Dataset content:
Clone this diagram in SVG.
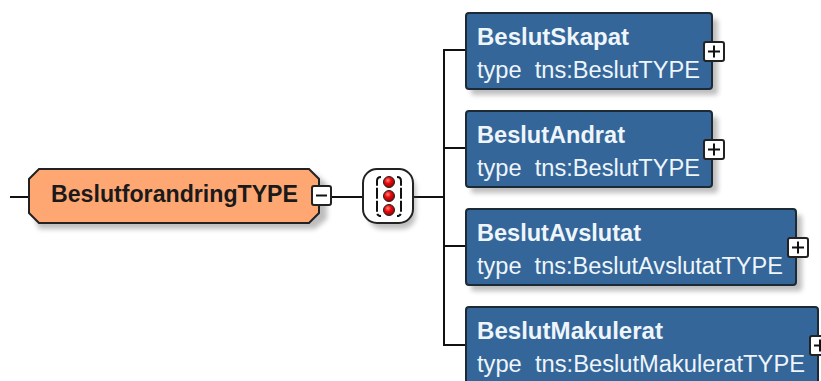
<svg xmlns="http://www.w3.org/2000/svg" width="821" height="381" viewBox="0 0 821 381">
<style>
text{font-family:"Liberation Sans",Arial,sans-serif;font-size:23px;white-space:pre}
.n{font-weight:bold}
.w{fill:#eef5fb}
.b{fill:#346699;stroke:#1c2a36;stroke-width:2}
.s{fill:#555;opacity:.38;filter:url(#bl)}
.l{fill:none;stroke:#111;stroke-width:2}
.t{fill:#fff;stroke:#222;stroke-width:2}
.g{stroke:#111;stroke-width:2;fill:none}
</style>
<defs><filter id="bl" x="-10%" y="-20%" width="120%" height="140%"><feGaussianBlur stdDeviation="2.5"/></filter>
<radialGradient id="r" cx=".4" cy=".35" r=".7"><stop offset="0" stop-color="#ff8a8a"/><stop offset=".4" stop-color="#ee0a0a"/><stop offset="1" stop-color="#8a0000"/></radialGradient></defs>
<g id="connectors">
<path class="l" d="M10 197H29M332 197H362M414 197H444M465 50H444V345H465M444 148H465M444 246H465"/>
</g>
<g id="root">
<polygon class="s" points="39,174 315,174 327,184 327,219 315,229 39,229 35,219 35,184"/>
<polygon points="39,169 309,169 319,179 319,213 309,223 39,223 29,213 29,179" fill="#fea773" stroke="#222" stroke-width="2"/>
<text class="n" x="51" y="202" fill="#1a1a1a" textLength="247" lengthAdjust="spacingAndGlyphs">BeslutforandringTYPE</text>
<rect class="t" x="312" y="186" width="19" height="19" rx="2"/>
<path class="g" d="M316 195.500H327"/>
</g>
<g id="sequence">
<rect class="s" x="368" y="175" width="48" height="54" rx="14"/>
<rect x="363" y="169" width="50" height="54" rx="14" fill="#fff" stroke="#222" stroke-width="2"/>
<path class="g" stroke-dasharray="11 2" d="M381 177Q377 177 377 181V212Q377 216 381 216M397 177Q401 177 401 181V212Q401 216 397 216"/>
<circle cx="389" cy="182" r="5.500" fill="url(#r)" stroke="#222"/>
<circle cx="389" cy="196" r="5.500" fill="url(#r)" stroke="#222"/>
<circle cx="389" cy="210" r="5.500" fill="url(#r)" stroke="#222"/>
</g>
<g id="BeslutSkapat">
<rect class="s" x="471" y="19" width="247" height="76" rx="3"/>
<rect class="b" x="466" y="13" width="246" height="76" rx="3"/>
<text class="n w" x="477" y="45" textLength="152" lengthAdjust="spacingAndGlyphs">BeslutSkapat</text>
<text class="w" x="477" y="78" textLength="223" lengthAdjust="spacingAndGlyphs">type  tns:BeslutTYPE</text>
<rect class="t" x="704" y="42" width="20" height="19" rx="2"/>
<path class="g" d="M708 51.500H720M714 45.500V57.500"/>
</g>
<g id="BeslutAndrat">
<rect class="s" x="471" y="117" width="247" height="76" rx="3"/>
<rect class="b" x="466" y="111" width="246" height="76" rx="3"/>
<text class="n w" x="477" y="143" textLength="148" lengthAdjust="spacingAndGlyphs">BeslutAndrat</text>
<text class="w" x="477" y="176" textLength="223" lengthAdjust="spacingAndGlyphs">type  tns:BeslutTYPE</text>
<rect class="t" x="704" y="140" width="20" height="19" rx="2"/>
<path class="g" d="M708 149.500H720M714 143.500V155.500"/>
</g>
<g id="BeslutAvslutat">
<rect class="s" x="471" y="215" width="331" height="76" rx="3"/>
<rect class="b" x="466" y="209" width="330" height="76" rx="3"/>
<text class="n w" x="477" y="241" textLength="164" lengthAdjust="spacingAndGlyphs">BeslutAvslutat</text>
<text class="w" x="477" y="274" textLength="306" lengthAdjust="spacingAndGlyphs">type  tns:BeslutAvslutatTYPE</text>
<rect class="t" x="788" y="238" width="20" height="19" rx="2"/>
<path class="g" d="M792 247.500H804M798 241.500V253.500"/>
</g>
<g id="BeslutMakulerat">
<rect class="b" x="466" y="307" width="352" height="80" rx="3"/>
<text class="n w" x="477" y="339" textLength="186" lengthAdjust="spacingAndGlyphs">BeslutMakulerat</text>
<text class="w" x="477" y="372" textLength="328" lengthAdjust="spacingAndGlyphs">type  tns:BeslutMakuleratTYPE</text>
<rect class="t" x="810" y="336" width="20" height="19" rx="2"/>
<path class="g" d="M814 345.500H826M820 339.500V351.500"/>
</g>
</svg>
...
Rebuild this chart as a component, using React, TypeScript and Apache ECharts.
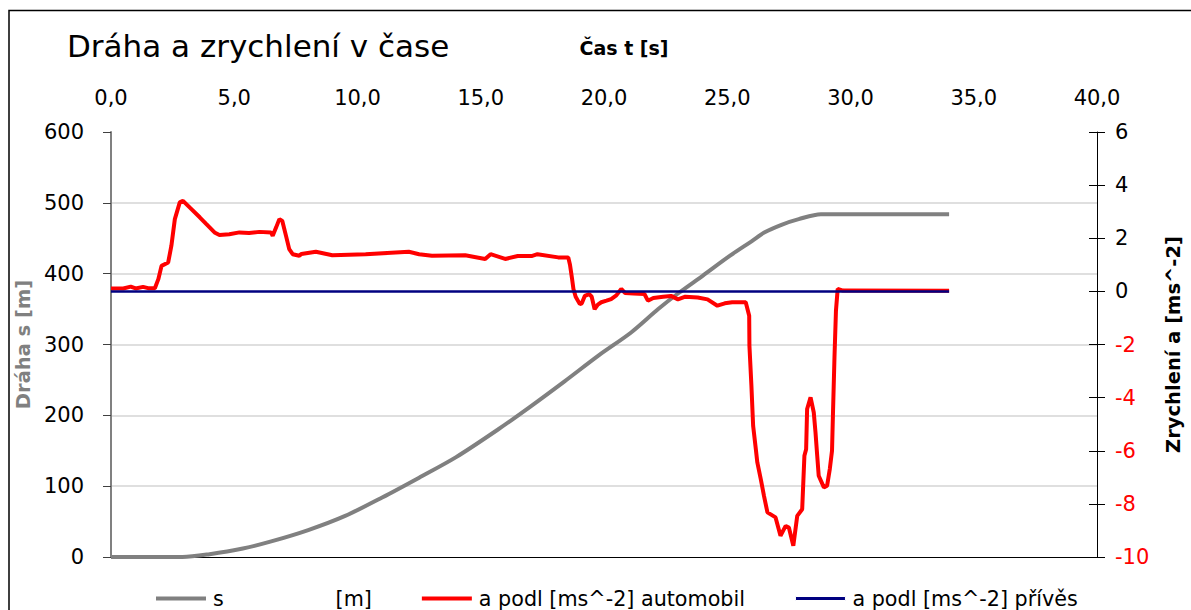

Your instructions: Count the lines above that contain the word "this", and give only that number.

The result: 2